Please return exactly the run of lines that begins with the line containing "Recreate this image" and ends with the line containing "-0.165, -0.22, -0.255]", pictures excluded.

# DATA TO PROCESS start

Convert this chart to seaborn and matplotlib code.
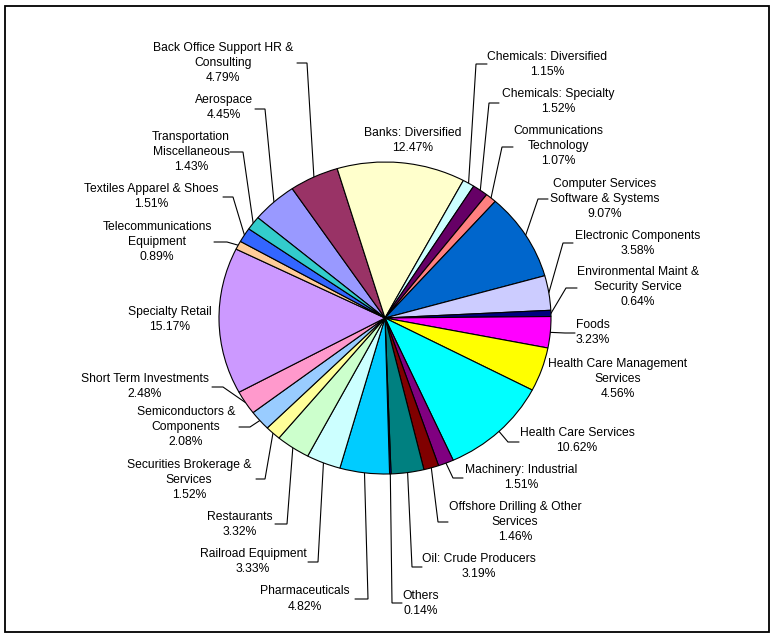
import numpy as np
import matplotlib
matplotlib.use("Agg")
import matplotlib.pyplot as plt
import matplotlib.patches as mpatches
import seaborn as sns

# ---------------- data ----------------
categories = [
    "Aerospace", "Back Office Support HR &\nConsulting", "Banks: Diversified",
    "Chemicals: Diversified", "Chemicals: Specialty", "Communications\nTechnology",
    "Computer Services\nSoftware & Systems", "Electronic Components",
    "Environmental Maint &\nSecurity Service", "Foods",
    "Health Care Management\nServices", "Health Care Services",
    "Machinery: Industrial", "Offshore Drilling & Other\nServices",
    "Oil: Crude Producers", "Others", "Pharmaceuticals", "Railroad Equipment",
    "Restaurants", "Securities Brokerage &\nServices", "Semiconductors &\nComponents",
    "Short Term Investments", "Specialty Retail", "Telecommunications\nEquipment",
    "Textiles Apparel & Shoes", "Transportation\nMiscellaneous",
]
shares = [4.45, 4.79, 12.47, 1.15, 1.52, 1.07, 9.07, 3.58, 0.64, 3.23, 4.56, 10.62,
          1.51, 1.46, 3.19, 0.14, 4.82, 3.33, 3.32, 1.52, 2.08, 2.48, 15.17, 0.89,
          1.51, 1.43]
colors = ["#9999FF", "#993366", "#FFFFCC", "#CCFFFF", "#660066", "#FF8080",
          "#0066CC", "#CCCCFF", "#000080", "#FF00FF", "#FFFF00", "#00FFFF",
          "#800080", "#800000", "#008080", "#0000FF", "#00CCFF", "#CCFFFF",
          "#CCFFCC", "#FFFF99", "#99CCFF", "#FF99CC", "#CC99FF", "#FFCC99",
          "#3366FF", "#33CCCC"]

# ---------------- layout (pixel positions of labels) ----------------
# (text centre x, block centre y, leader start x, leader elbow x, leader y) or None leader
label_layout = [
    (224, 108, (255, 265, 109)),
    (223, 63, (297, 307, 63)),
    (413, 140.5, None),
    (547, 64.5, (487, 476, 64)),
    (558, 101.5, (499, 489, 103)),
    (558, 146.5, (513, 502, 147)),
    (605, 198.7, (548, 538, 199)),
    (638, 243, (573, 563, 243)),
    (638, 287, (577, 566, 288)),
    (593, 332.5, (575, 565, 333)),
    (618, 379, None),
    (577, 440.5, (519, 508, 442)),
    (521, 477, (463, 453, 478)),
    (515, 522, (448, 438, 522)),
    (479, 566.5, (422, 412, 567)),
    (421, 603.5, (402, 392, 603)),
    (305, 599, (355, 368, 599)),
    (253, 561, (308, 318, 562)),
    (240, 524.5, (275, 287, 524)),
    (189, 480, (256, 265, 479)),
    (186, 427, (239, 250, 427)),
    (145, 386.5, (212, 223, 387)),
    (170, 319.5, None),
    (157, 241.5, (214, 227, 242)),
    (151, 196.5, (223, 233, 197)),
    (191, 152, (230, 243, 152)),
]

sns.set_theme(style="white")
plt.rcParams["font.family"] = ["Liberation Sans", "DejaVu Sans"]

W, H = 774, 638
fig = plt.figure(figsize=(W / 100, H / 100), dpi=100)
fig.patch.set_facecolor("white")

ov = fig.add_axes([0, 0, 1, 1])
ov.set_xlim(0, W)
ov.set_ylim(H, 0)
ov.axis("off")

axp = fig.add_axes([219 / W, 1 - 474 / H, 332 / W, 312 / H])
wedges, _ = axp.pie(shares, colors=colors, startangle=140, counterclock=False,
                    wedgeprops=dict(edgecolor="black", linewidth=0.8))
axp.set_aspect("auto")
axp.set_xlim(-1, 1)
axp.set_ylim(-1, 1)
axp.axis("off")
for w in wedges:
    w.set_clip_on(False)

# border
ov.add_patch(mpatches.Rectangle((5, 6), 764, 626, fill=False, edgecolor="black",
                                linewidth=1.3))

inv = ov.transData.inverted()
line_h = 15
for w, cat, val, lay in zip(wedges, categories, shares, label_layout):
    tx, ty, leader = lay
    lines = cat.split("\n") + [f"{val:.2f}%"]
    n = len(lines)
    for i, ln in enumerate(lines):
        y = ty + (i - (n - 1) / 2) * line_h
        ov.text(tx, y, ln, ha="center", va="center", fontsize=8.7, color="black")
    if leader is not None:
        x0, x1, ly = leader
        mid = np.deg2rad((w.theta1 + w.theta2) / 2)
        disp = axp.transData.transform((np.cos(mid), np.sin(mid)))
        px, py = inv.transform(disp)
        ov.plot([x0, x1, px], [ly, ly, py], color="black", linewidth=0.8,
                solid_joinstyle="miter")

fig.savefig("out.png", dpi=100, facecolor="white")
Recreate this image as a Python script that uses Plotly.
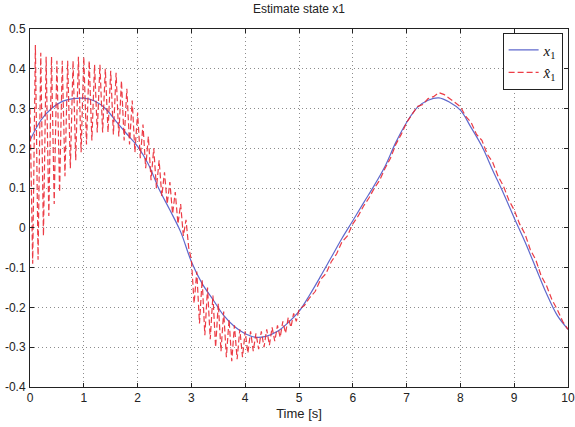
import plotly.graph_objects as go

# True state x1
t_true = [0.0, 0.2, 0.4, 0.6, 0.8, 1.0, 1.2, 1.4, 1.6, 1.8, 2.0, 2.2, 2.4, 2.6, 2.8,
          3.0, 3.2, 3.4, 3.6, 3.8, 4.0, 4.2, 4.4, 4.6, 4.8, 5.0, 5.2, 5.4, 5.6, 5.8,
          6.0, 6.2, 6.4, 6.6, 6.8, 7.0, 7.2, 7.4, 7.6, 7.8, 8.0, 8.2, 8.4, 8.6, 8.8,
          9.0, 9.2, 9.4, 9.6, 9.8, 10.0]
x1_true = [0.22, 0.27, 0.30, 0.318, 0.325, 0.326, 0.319, 0.30, 0.268, 0.236, 0.205,
           0.16, 0.097, 0.045, -0.01, -0.085, -0.14, -0.18, -0.22, -0.248, -0.266,
           -0.275, -0.272, -0.26, -0.238, -0.21, -0.168, -0.122, -0.074, -0.026,
           0.018, 0.063, 0.107, 0.155, 0.215, 0.265, 0.303, 0.321, 0.327, 0.316,
           0.296, 0.252, 0.205, 0.145, 0.087, 0.025, -0.035, -0.10, -0.165, -0.22, -0.255]

# Estimated state x1_hat (peaks and troughs)
t_hat = [0.00, 0.05, 0.10, 0.15, 0.20, 0.25, 0.30, 0.35, 0.40, 0.45, 0.50, 0.55, 0.60,
         0.65, 0.70, 0.75, 0.80, 0.85, 0.90, 0.95, 1.00, 1.05, 1.10, 1.15, 1.20, 1.25,
         1.30, 1.35, 1.40, 1.45, 1.50, 1.55, 1.60, 1.65, 1.70, 1.75, 1.80, 1.85, 1.90,
         1.95, 2.00, 2.05, 2.10, 2.15, 2.20, 2.25, 2.30, 2.35, 2.40, 2.45, 2.50, 2.55,
         2.60, 2.65, 2.70, 2.75, 2.80, 2.85, 2.90, 2.95, 3.00,
         3.05, 3.10, 3.15, 3.20, 3.25, 3.30, 3.35, 3.40, 3.45, 3.50, 3.55, 3.60, 3.65,
         3.70, 3.75, 3.80, 3.85, 3.90, 3.95, 4.00, 4.05, 4.10, 4.15, 4.20, 4.25, 4.30,
         4.35, 4.40, 4.45, 4.50, 4.55, 4.60, 4.65, 4.70, 4.75, 4.80, 4.85, 4.90, 4.95,
         5.00, 5.1, 5.2, 5.3, 5.4, 5.5, 5.6, 5.7, 5.8, 5.9, 6.0, 6.1, 6.2, 6.3, 6.4,
         6.5, 6.6, 6.7, 6.8, 6.9, 7.0, 7.1, 7.2, 7.3, 7.4, 7.5, 7.6, 7.7, 7.8, 7.9,
         8.0, 8.1, 8.2, 8.3, 8.4, 8.5, 8.6, 8.7, 8.8, 8.9, 9.0, 9.1, 9.2, 9.3, 9.4,
         9.5, 9.6, 9.7, 9.8, 9.9, 10.0]
x1_hat = [0.30, -0.09, 0.46, -0.08, 0.44, -0.02, 0.43, 0.03, 0.43, 0.06, 0.42, 0.09, 0.42,
          0.13, 0.42, 0.15, 0.42, 0.17, 0.43, 0.19, 0.43, 0.21, 0.42, 0.22, 0.41, 0.24,
          0.41, 0.24, 0.40, 0.24, 0.395, 0.235, 0.39, 0.23, 0.37, 0.22, 0.35, 0.21, 0.32,
          0.19, 0.29, 0.175, 0.26, 0.15, 0.23, 0.12, 0.20, 0.10, 0.17, 0.08, 0.14, 0.06,
          0.115, 0.035, 0.09, 0.01, 0.06, -0.02, 0.02, -0.05, -0.08,
          -0.19, -0.11, -0.24, -0.13, -0.27, -0.15, -0.28, -0.17, -0.30, -0.19, -0.31,
          -0.21, -0.325, -0.23, -0.335, -0.245, -0.33, -0.255, -0.325, -0.26, -0.315,
          -0.26, -0.31, -0.265, -0.305, -0.26, -0.30, -0.255, -0.295, -0.25, -0.285,
          -0.245, -0.275, -0.235, -0.265, -0.225, -0.25, -0.215, -0.235,
          -0.205, -0.195, -0.175, -0.16, -0.13, -0.115, -0.085, -0.065, -0.035, -0.02,
          0.01, 0.03, 0.055, 0.075, 0.10, 0.12, 0.15, 0.175, 0.21, 0.235, 0.265, 0.285,
          0.305, 0.31, 0.325, 0.33, 0.34, 0.335, 0.325, 0.315, 0.305, 0.28, 0.265, 0.235,
          0.22, 0.185, 0.165, 0.13, 0.105, 0.07, 0.045, 0.01, -0.015, -0.055, -0.08,
          -0.12, -0.145, -0.18, -0.205, -0.235, -0.255]

x_ticks = [0, 1, 2, 3, 4, 5, 6, 7, 8, 9, 10]
y_ticks = [0.5, 0.4, 0.3, 0.2, 0.1, 0, -0.1, -0.2, -0.3, -0.4]
y_tick_text = ["0.5", "0.4", "0.3", "0.2", "0.1", "0", "-0.1", "-0.2", "-0.3", "-0.4"]

fig = go.Figure()
fig.add_trace(go.Scatter(
    x=t_true, y=x1_true, mode="lines", line_shape="spline",
    line=dict(color="rgb(95,105,205)", width=1.2),
    name="<i>x</i><sub>1</sub>"))
fig.add_trace(go.Scatter(
    x=t_hat, y=x1_hat, mode="lines",
    line=dict(color="rgb(235,40,50)", width=1.2, dash="6px,3px"),
    opacity=0.9,
    name="<i>x&#770;</i><sub>1</sub>"))

axis_common = dict(
    showline=True, linecolor="#222", linewidth=1, mirror="ticks",
    ticks="inside", ticklen=4, tickcolor="#222",
    showgrid=True, gridcolor="rgb(140,140,140)", griddash="1px,3px", gridwidth=1,
    zeroline=False, automargin=False,
    tickfont=dict(family="Liberation Sans, Arial", size=12, color="#222"),
)

fig.update_layout(
    width=575, height=427,
    margin=dict(l=30, r=7, t=29, b=40),
    paper_bgcolor="white", plot_bgcolor="white",
    title=dict(text="Estimate state x1", x=0.52, xanchor="center", y=0.99, yanchor="top",
               font=dict(family="Liberation Sans, Arial", size=12, color="#222")),
    xaxis=dict(range=[0, 10], tickvals=x_ticks,
               title=dict(text="Time [s]", standoff=4,
                          font=dict(family="Liberation Sans, Arial", size=13, color="#222")),
               **axis_common),
    yaxis=dict(range=[-0.4, 0.5], tickvals=y_ticks, ticktext=y_tick_text, ticklabelstandoff=1,
               **axis_common),
    legend=dict(x=0.99, y=0.99, xanchor="right", yanchor="top",
                bgcolor="white", bordercolor="#222", borderwidth=1,
                font=dict(family="Liberation Serif, Times New Roman", size=15, color="#111"),
                tracegroupgap=0, itemwidth=30),
    showlegend=True,
)

fig.write_html("out.html", config={"displayModeBar": False},
               post_script="document.body.style.margin='0px';document.body.style.overflow='hidden';")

# DATA TO PROCESS end

■ OUTPUT FOR THIS EXERCISE ■
Recreate this image as a Python script that uses Plotly.
import plotly.graph_objects as go

# True state x1
t_true = [0.0, 0.2, 0.4, 0.6, 0.8, 1.0, 1.2, 1.4, 1.6, 1.8, 2.0, 2.2, 2.4, 2.6, 2.8,
          3.0, 3.2, 3.4, 3.6, 3.8, 4.0, 4.2, 4.4, 4.6, 4.8, 5.0, 5.2, 5.4, 5.6, 5.8,
          6.0, 6.2, 6.4, 6.6, 6.8, 7.0, 7.2, 7.4, 7.6, 7.8, 8.0, 8.2, 8.4, 8.6, 8.8,
          9.0, 9.2, 9.4, 9.6, 9.8, 10.0]
x1_true = [0.22, 0.27, 0.30, 0.318, 0.325, 0.326, 0.319, 0.30, 0.268, 0.236, 0.205,
           0.16, 0.097, 0.045, -0.01, -0.085, -0.14, -0.18, -0.22, -0.248, -0.266,
           -0.275, -0.272, -0.26, -0.238, -0.21, -0.168, -0.122, -0.074, -0.026,
           0.018, 0.063, 0.107, 0.155, 0.215, 0.265, 0.303, 0.321, 0.327, 0.316,
           0.296, 0.252, 0.205, 0.145, 0.087, 0.025, -0.035, -0.10, -0.165, -0.22, -0.255]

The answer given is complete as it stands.